Income tax receipts rise despite closed businesses and unemployment
Exchequer returns also note Covid-fuelled welfare spend of €1.6bn
Some 571,111 people were classified by the CSO as out of work in March.
One of the interesting details of April’s exchequer returns was the strength of the income tax receipts at a time when a large part of the economy remains shuttered and 571,111 people were classified by the Central Statistics Office as out of work in March.
Income tax brought in €2.12 billion last month, 3 per cent or €62 million ahead of profile, and 13 per cent up on the same month of 2020, which was effectively the first full month of our Covid-19 lockdown.
Of more significance, as noted by Grant Thornton tax partner Peter Vale, is that it was 6.5 per cent ahead of April 2019. Vale is forecasting an “unexpected surplus” in income tax receipts by the year end.
Another positive was that excise duties of €484 million were 10 per cent ahead of profile and nearly 60 per cent up year on year.
The bad news was that spending by the Department of Social Protection was €1.6 billion up and the 12-month rolling exchequer deficit stood at just under €12.5 billion.
Between January and April, some €6.7 billion was paid out by the Department of Social Protection (including for the Pandemic Unemployment Payment and the Employee Wage Subsidy Scheme), nudging it ahead of the Department of Health as the biggest draw on the exchequer finances.

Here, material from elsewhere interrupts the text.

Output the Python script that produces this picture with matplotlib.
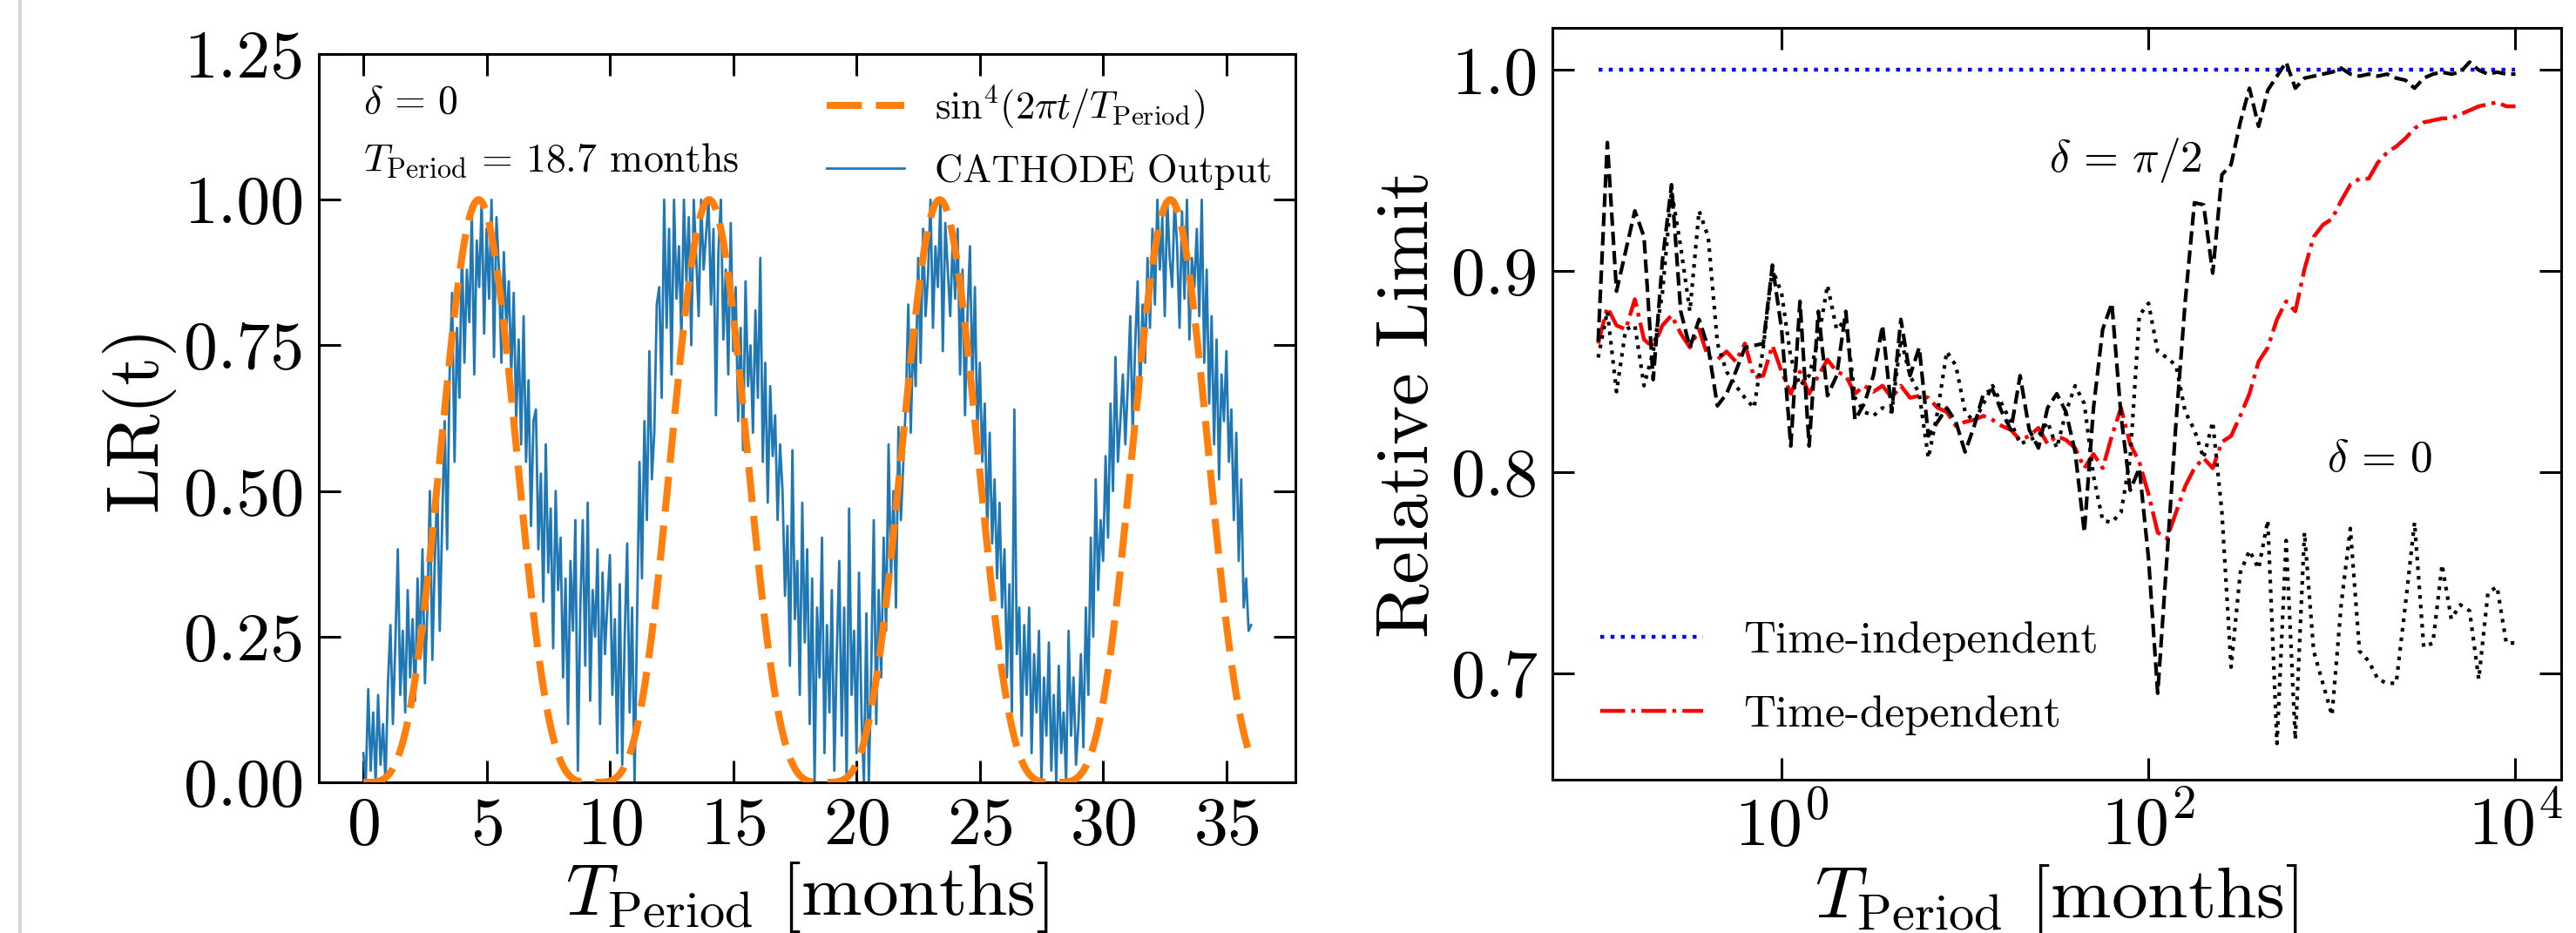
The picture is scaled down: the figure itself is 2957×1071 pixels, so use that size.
import numpy as np
import matplotlib.pyplot as plt
from matplotlib.lines import Line2D

plt.rcParams['font.family'] = 'serif'
plt.rcParams['font.serif'] = ['cmr10']
plt.rcParams['mathtext.fontset'] = 'cm'
plt.rcParams['axes.formatter.use_mathtext'] = True

T_PERIOD = 18.7

# CATHODE output LR(t), ten samples per month
cathode_lr = [
    0.05, 0.00, 0.16, 0.02, 0.12, 0.00, 0.15, 0.03, 0.10, 0.00,
    0.17, 0.27, 0.10, 0.24, 0.40, 0.15, 0.26, 0.12, 0.33, 0.18,
    0.28, 0.14, 0.35, 0.22, 0.40, 0.17, 0.30, 0.50, 0.21, 0.38,
    0.51, 0.26, 0.45, 0.62, 0.40, 0.70, 0.84, 0.55, 0.78, 0.66,
    0.92, 0.72, 0.88, 0.79, 0.98, 0.70, 0.93, 0.85, 1.00, 0.77,
    0.95, 0.83, 1.00, 0.73, 0.97, 0.88, 0.72, 0.91, 0.78, 0.86,
    0.70, 0.84, 0.62, 0.76, 0.58, 0.80, 0.55, 0.69, 0.44, 0.62,
    0.64, 0.40, 0.53, 0.31, 0.58, 0.36, 0.47, 0.23, 0.50, 0.33,
    0.42, 0.18, 0.35, 0.10, 0.38, 0.26, 0.45, 0.02, 0.30, 0.45,
    0.20, 0.48, 0.14, 0.33, 0.25, 0.40, 0.10, 0.36, 0.22, 0.31,
    0.39, 0.15, 0.28, 0.05, 0.34, 0.03, 0.25, 0.41, 0.12, 0.30,
    0.00, 0.28, 0.55, 0.35, 0.62, 0.45, 0.74, 0.52, 0.60, 0.82,
    0.85, 0.66, 1.00, 0.78, 0.95, 0.70, 1.00, 0.83, 0.92, 0.76,
    1.00, 0.86, 0.97, 0.75, 1.00, 0.90, 0.80, 1.00, 0.88, 0.94,
    1.00, 0.82, 0.95, 0.63, 0.91, 1.00, 0.76, 0.88, 0.70, 0.96,
    0.74, 0.85, 0.62, 0.78, 0.57, 0.86, 0.68, 0.75, 0.60, 0.81,
    0.66, 0.90, 0.55, 0.72, 0.48, 0.68, 0.56, 0.63, 0.45, 0.58,
    0.50, 0.32, 0.44, 0.20, 0.57, 0.28, 0.38, 0.15, 0.48, 0.24,
    0.40, 0.10, 0.35, 0.00, 0.30, 0.18, 0.42, 0.05, 0.27, 0.12,
    0.33, 0.02, 0.22, 0.38, 0.08, 0.30, 0.00, 0.47, 0.15, 0.26,
    0.05, 0.36, 0.12, 0.00, 0.29, 0.00, 0.20, 0.45, 0.10, 0.33,
    0.18, 0.42, 0.26, 0.58, 0.35, 0.50, 0.30, 0.61, 0.45, 0.55,
    0.65, 0.82, 0.60, 0.77, 0.68, 0.90, 0.72, 0.95, 0.80, 0.87,
    1.00, 0.78, 0.92, 0.85, 1.00, 0.74, 0.96, 0.88, 0.80, 0.93,
    0.83, 0.95, 0.70, 0.88, 0.63, 0.80, 0.92, 0.68, 0.85, 0.60,
    0.72, 0.55, 0.65, 0.43, 0.60, 0.41, 0.52, 0.35, 0.48, 0.30,
    0.40, 0.18, 0.34, 0.12, 0.64, 0.22, 0.30, 0.08, 0.27, 0.15,
    0.30, 0.05, 0.22, 0.12, 0.26, 0.00, 0.18, 0.08, 0.24, 0.02,
    0.15, 0.00, 0.20, 0.05, 0.12, 0.00, 0.26, 0.08, 0.18, 0.03,
    0.10, 0.22, 0.06, 0.30, 0.15, 0.42, 0.25, 0.52, 0.33, 0.45,
    0.38, 0.56, 0.42, 0.65, 0.50, 0.73, 0.55, 0.62, 0.70, 0.58,
    0.68, 0.80, 0.60, 0.75, 0.86, 0.66, 0.82, 0.72, 0.90, 0.78,
    0.95, 0.82, 1.00, 0.88, 0.97, 0.80, 1.00, 0.90, 0.85, 1.00,
    0.92, 0.78, 0.98, 0.83, 1.00, 0.76, 0.90, 0.85, 0.95, 0.80,
    1.00, 0.72, 0.88, 0.65, 0.80, 0.58, 0.76, 0.52, 0.70, 0.62,
    0.74, 0.55, 0.64, 0.45, 0.60, 0.38, 0.52, 0.30, 0.35, 0.26,
    0.27,
]
months = np.linspace(0, 36, len(cathode_lr))

# relative limits vs. period, 101 log-spaced periods from 0.1 to 1e4 months
period_grid = np.logspace(-1, 4, 101)
time_independent = 1.0
delta_half_pi = [
    0.865, 0.964, 0.890, 0.910, 0.930, 0.917, 0.846, 0.905, 0.943, 0.880,
    0.862, 0.876, 0.862, 0.833, 0.839, 0.850, 0.862, 0.863, 0.864, 0.903,
    0.871, 0.813, 0.885, 0.813, 0.880, 0.838, 0.848, 0.880, 0.826, 0.834,
    0.848, 0.873, 0.830, 0.876, 0.848, 0.862, 0.818, 0.825, 0.832, 0.825,
    0.810, 0.823, 0.839, 0.841, 0.830, 0.821, 0.848, 0.821, 0.812, 0.832,
    0.839, 0.830, 0.810, 0.770, 0.832, 0.871, 0.884, 0.828, 0.791, 0.802,
    0.757, 0.690, 0.757, 0.825, 0.885, 0.934, 0.933, 0.899, 0.948, 0.953,
    0.974, 0.991, 0.972, 0.990, 0.997, 1.004, 0.991, 0.996, 0.997, 0.998,
    0.999, 1.001, 0.998, 0.997, 0.998, 0.997, 0.998, 0.996, 0.995, 0.991,
    0.996, 0.998, 0.999, 0.998, 0.999, 1.004, 1.000, 0.998, 0.999, 0.998,
    0.998,
]
delta_zero = [
    0.857, 0.880, 0.840, 0.871, 0.873, 0.843, 0.860, 0.889, 0.940, 0.912,
    0.880, 0.930, 0.917, 0.864, 0.850, 0.843, 0.837, 0.832, 0.862, 0.901,
    0.889, 0.857, 0.843, 0.848, 0.866, 0.893, 0.871, 0.876, 0.837, 0.830,
    0.828, 0.832, 0.830, 0.866, 0.848, 0.839, 0.807, 0.830, 0.860, 0.853,
    0.830, 0.825, 0.834, 0.843, 0.834, 0.825, 0.814, 0.816, 0.818, 0.825,
    0.812, 0.830, 0.843, 0.834, 0.798, 0.776, 0.775, 0.780, 0.807, 0.878,
    0.884, 0.860, 0.857, 0.853, 0.830, 0.821, 0.807, 0.825, 0.780, 0.703,
    0.750, 0.761, 0.752, 0.776, 0.665, 0.766, 0.667, 0.770, 0.711, 0.695,
    0.679, 0.734, 0.772, 0.711, 0.706, 0.697, 0.695, 0.695, 0.734, 0.775,
    0.713, 0.715, 0.754, 0.727, 0.734, 0.731, 0.697, 0.740, 0.743, 0.715,
    0.715,
]
time_dependent = [
    0.864, 0.882, 0.873, 0.871, 0.886, 0.866, 0.862, 0.873, 0.878, 0.869,
    0.862, 0.871, 0.857, 0.856, 0.860, 0.855, 0.864, 0.847, 0.848, 0.863,
    0.850, 0.839, 0.850, 0.839, 0.848, 0.856, 0.850, 0.848, 0.839, 0.843,
    0.840, 0.843, 0.837, 0.843, 0.837, 0.838, 0.837, 0.832, 0.830, 0.823,
    0.825, 0.826, 0.828, 0.826, 0.823, 0.821, 0.816, 0.818, 0.822, 0.814,
    0.818, 0.816, 0.812, 0.802, 0.809, 0.802, 0.818, 0.832, 0.814, 0.805,
    0.789, 0.770, 0.767, 0.780, 0.793, 0.802, 0.807, 0.802, 0.815, 0.818,
    0.828, 0.839, 0.855, 0.862, 0.876, 0.885, 0.880, 0.901, 0.917, 0.923,
    0.926, 0.935, 0.943, 0.946, 0.946, 0.954, 0.959, 0.962, 0.966, 0.971,
    0.974, 0.975, 0.976, 0.976, 0.978, 0.980, 0.982, 0.983, 0.984, 0.982,
    0.982,
]


def style_axes(ax):
    ax.tick_params(which='both', direction='in', top=True, right=True,
                   length=18, width=2.2, pad=12, labelsize=56)
    for spine in ax.spines.values():
        spine.set_linewidth(2.2)


def plot_left(ax):
    t_fine = np.linspace(0, 36, 1441)
    ax.plot(t_fine, np.sin(2 * np.pi * t_fine / T_PERIOD) ** 4,
            color='#ff7f0e', linestyle='--', dashes=(5, 2), linewidth=5.8,
            zorder=3, label=r'$\mathrm{sin}^4(2\pi t/T_{\rm Period})$')
    ax.plot(months, cathode_lr, color='#1f77b4', linewidth=2.0,
            label='CATHODE Output')
    ax.set_xlim(-1.8, 37.8)
    ax.set_ylim(0, 1.25)
    ax.set_xticks(range(0, 36, 5))
    ax.set_yticks([0, 0.25, 0.5, 0.75, 1.0, 1.25])
    ax.set_yticklabels(['0.00', '0.25', '0.50', '0.75', '1.00', '1.25'])
    ax.set_ylabel('LR(t)', fontsize=61, labelpad=8)
    ax.set_xlabel(r'$T_{\rm Period}$ [months]', fontsize=60, labelpad=2)
    ax.text(0.045, 0.919, r'$\delta\,=\,0$', transform=ax.transAxes,
            fontsize=33, va='baseline')
    ax.text(0.045, 0.838, r'$T_{\rm Period}\,=\,18.7$ months',
            transform=ax.transAxes, fontsize=33, va='baseline')
    ax.legend(loc='upper right', frameon=False, fontsize=32,
              borderaxespad=0.2, bbox_to_anchor=(1.0, 0.99),
              labelspacing=0.6)
    style_axes(ax)


def plot_right(ax):
    ax.plot(period_grid, np.full(len(period_grid), time_independent),
            color='blue', linestyle=':', linewidth=3.2,
            label='Time-independent')
    ax.plot(period_grid, time_dependent, color='red', linestyle='-.',
            linewidth=3.2, label='Time-dependent')
    ax.plot(period_grid, delta_half_pi, color='black', linestyle='--',
            linewidth=3.0)
    ax.plot(period_grid, delta_zero, color='black', linestyle=':',
            linewidth=3.0)
    ax.set_xscale('log')
    ax.set_xlim(10 ** -1.25, 10 ** 4.25)
    ax.set_ylim(0.647, 1.021)
    ax.set_xticks([1, 1e2, 1e4])
    ax.xaxis.set_minor_locator(plt.NullLocator())
    ax.set_yticks([0.7, 0.8, 0.9, 1.0])
    ax.set_yticklabels(['0.7', '0.8', '0.9', '1.0'])
    ax.set_ylabel('Relative Limit', fontsize=61, labelpad=8)
    ax.set_xlabel(r'$T_{\rm Period}$ [months]', fontsize=60, labelpad=2)
    ax.text(75, 0.955, r'$\delta\,=\,\pi/2$', fontsize=37, ha='center',
            va='center')
    ax.text(1820, 0.806, r'$\delta\,=\,0$', fontsize=37, ha='center',
            va='center')
    ax.legend(loc='center left', frameon=False, fontsize=37,
              handlelength=2.3, handletextpad=0.9, labelspacing=0.75,
              borderaxespad=0.0, bbox_to_anchor=(0.03, 0.135))
    style_axes(ax)


fig = plt.figure(figsize=(29.57, 10.71), dpi=100)
ax1 = fig.add_axes([0.1238, 0.1615, 0.3791, 0.7806])
ax2 = fig.add_axes([0.6026, 0.1643, 0.3917, 0.8058])
plot_left(ax1)
plot_right(ax2)
fig.add_artist(Line2D([0.0078, 0.0078], [0, 1], transform=fig.transFigure,
                      color='#d2d3dc', linewidth=3))
fig.savefig('out.png', dpi=100)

Government-voted expenditure amounted to nearly €27 billion for the first four months of the year, which was €2.2 billion higher than a year ago and €800 million higher than the target. The figures also give a hint of the impact of Brexit on trade.
Customs receipts of €149 million were collected in the first four months of the year – €49 million up year on year.
“The increase in customs revenues relates to the impact of the UK’s departure from the EU customs union, whereby goods coming from the UK whose country of origin is not the UK are subject to customs duties,” the statement from the Department of Finance noted.